In an article for Elle published on Wednesday, Futrelle espouses on the dangers of the incel community, writing: “Incels hate women, yes, but they hate themselves nearly as much, and the incel subculture not only encourages both kinds of hatred, but it teaches them that there is no way out. This is what makes the incel subculture so poisonous to everyone it touches.”

"There are consequences for society at large when people steep inside these ideologies, and in ultra hateful ideologies, they go on to commit violence.”
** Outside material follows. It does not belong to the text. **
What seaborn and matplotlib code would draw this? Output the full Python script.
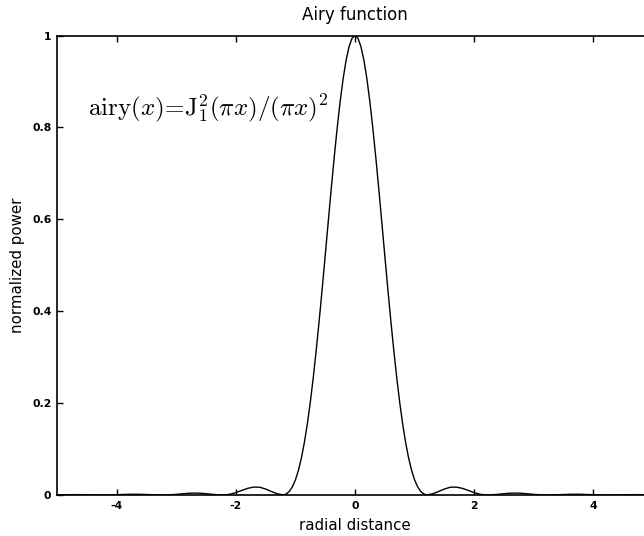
import matplotlib
matplotlib.use("Agg")
import matplotlib.pyplot as plt
import seaborn as sns
import pandas as pd

# Sampled radial intensity profile of the Airy pattern
radial_distance = [
    -5.0, -4.9, -4.8, -4.7, -4.6, -4.5, -4.4, -4.3, -4.2, -4.1,
    -4.0, -3.9, -3.8, -3.7, -3.6, -3.5, -3.4, -3.3, -3.2, -3.1,
    -3.0, -2.9, -2.8, -2.7, -2.6, -2.5, -2.4, -2.3, -2.2, -2.1,
    -2.0, -1.9, -1.8, -1.7, -1.6, -1.5, -1.4, -1.3,
    -1.2, -1.15, -1.1, -1.05, -1.0, -0.95, -0.9, -0.85, -0.8, -0.75,
    -0.7, -0.65, -0.6, -0.55, -0.5, -0.45, -0.4, -0.35, -0.3, -0.25,
    -0.2, -0.15, -0.1, -0.05,
    0.0,
    0.05, 0.1, 0.15, 0.2, 0.25, 0.3, 0.35, 0.4, 0.45, 0.5,
    0.55, 0.6, 0.65, 0.7, 0.75, 0.8, 0.85, 0.9, 0.95, 1.0,
    1.05, 1.1, 1.15, 1.2,
    1.3, 1.4, 1.5, 1.6, 1.7, 1.8, 1.9, 2.0,
    2.1, 2.2, 2.3, 2.4, 2.5, 2.6, 2.7, 2.8, 2.9, 3.0,
    3.1, 3.2, 3.3, 3.4, 3.5, 3.6, 3.7, 3.8, 3.9, 4.0,
    4.1, 4.2, 4.3, 4.4, 4.5, 4.6, 4.7, 4.8, 4.9, 5.0,
]
normalized_power = [
    0.0003, 0.0005, 0.0007, 0.0008, 0.0007, 0.0005, 0.0003, 0.0001, 0.0000, 0.0002,
    0.0006, 0.0011, 0.0015, 0.0016, 0.0015, 0.0011, 0.0006, 0.0002, 0.0000, 0.0005,
    0.0014, 0.0026, 0.0037, 0.0042, 0.0039, 0.0028, 0.0015, 0.0004, 0.0001, 0.0016,
    0.0052, 0.0100, 0.0145, 0.0172, 0.0170, 0.0130, 0.0075, 0.0025,
    0.0002, 0.0025, 0.0081, 0.0180, 0.0328, 0.0534, 0.0803, 0.1139, 0.1544, 0.2018,
    0.2558, 0.3157, 0.3806, 0.4495, 0.5209, 0.5931, 0.6645, 0.7332, 0.7974, 0.8553,
    0.9053, 0.9458, 0.9756, 0.9939,
    1.0000,
    0.9939, 0.9756, 0.9458, 0.9053, 0.8553, 0.7974, 0.7332, 0.6645, 0.5931, 0.5209,
    0.4495, 0.3806, 0.3157, 0.2558, 0.2018, 0.1544, 0.1139, 0.0803, 0.0534, 0.0328,
    0.0180, 0.0081, 0.0025, 0.0002,
    0.0025, 0.0075, 0.0130, 0.0170, 0.0172, 0.0145, 0.0100, 0.0052,
    0.0016, 0.0001, 0.0004, 0.0015, 0.0028, 0.0039, 0.0042, 0.0037, 0.0026, 0.0014,
    0.0005, 0.0000, 0.0002, 0.0006, 0.0011, 0.0015, 0.0016, 0.0015, 0.0011, 0.0006,
    0.0002, 0.0000, 0.0001, 0.0003, 0.0005, 0.0007, 0.0008, 0.0007, 0.0005, 0.0003,
]

x_ticks = [-4, -2, 0, 2, 4]
x_tick_labels = ["-4", "-2", "0", "2", "4"]
y_ticks = [0, 0.2, 0.4, 0.6, 0.8, 1.0]
y_tick_labels = ["0", "0.2", "0.4", "0.6", "0.8", "1"]

df = pd.DataFrame({"radial distance": radial_distance,
                   "normalized power": normalized_power})

sns.set_style("ticks")
plt.rcParams["font.family"] = ["DejaVu Sans"]
plt.rcParams["mathtext.fontset"] = "cm"
plt.rcParams["text.color"] = "black"
plt.rcParams["axes.labelcolor"] = "black"

fig = plt.figure(figsize=(6.44, 5.36), dpi=100)
ax = fig.add_axes([57 / 644, 41 / 536, 596 / 644, 459.5 / 536])

sns.lineplot(data=df, x="radial distance", y="normalized power",
             color="black", linewidth=1.0, ax=ax)

ax.set_xlim(-5, 5)
ax.set_ylim(0, 1)
ax.set_xticks(x_ticks)
ax.set_xticklabels(x_tick_labels)
ax.set_yticks(y_ticks)
ax.set_yticklabels(y_tick_labels)
ax.tick_params(direction="in", length=4, width=1, top=True, right=True,
               labelsize=7.8, colors="black", pad=4)
for lab in ax.get_xticklabels() + ax.get_yticklabels():
    lab.set_fontweight("bold")
for sp in ax.spines.values():
    sp.set_visible(True)
    sp.set_linewidth(1.2)
    sp.set_color("black")

ax.set_title("Airy function", fontsize=12, pad=11, color="black")
ax.set_xlabel("radial distance", fontsize=10.8, labelpad=5, color="black")
ax.set_ylabel("normalized power", fontsize=10.8, labelpad=5, color="black")

ax.text(-4.48, 0.827,
        r"$\mathrm{airy}(x)\!=\!\mathrm{J}_1^2(\pi x)/(\pi x)^2$",
        fontsize=18, va="baseline", ha="left", color="black")

fig.savefig("out.png", dpi=100)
Earlier this year, the SPLC released its annual hate list, including, for the first time ever, two male supremacy groups. Keegan Hankes, a senior research analyst at SPLC, tells Broadly that they started noticing men’s rights communities, including incels, were being used as entry-points leading people into other areas of the far right. “In some of these online communities, you’ve seen how violent the language is, particularly toward women, [including] unveiled calls to rape and commit violent crimes toward women. We see these communities as representing a real danger in terms of walking people into these ideologies that we know condone and inspire violence.”

Hankes also points out that Monday’s attack and the subsequent response speaks to something the SPLC talks about a lot: “Speech actually has consequences,” he says. “It’s not just the exercise of free speech and people just posting on the Internet. There are consequences for society at large when people steep inside these ideologies, and in ultra hateful ideologies, they go on to commit violence.”

“What’s so dangerous about some of these male supremacy ideas is a lot of it gets cover under the guise of ‘just PC culture gone too far,’” he continues. “It gets a pass in a way that more aggressive and violent speech toward other protected classes do not get. I think with increased attention and media coverage, it’s going to be really important for people to be very full-throated about how toxic some of these ideas are.”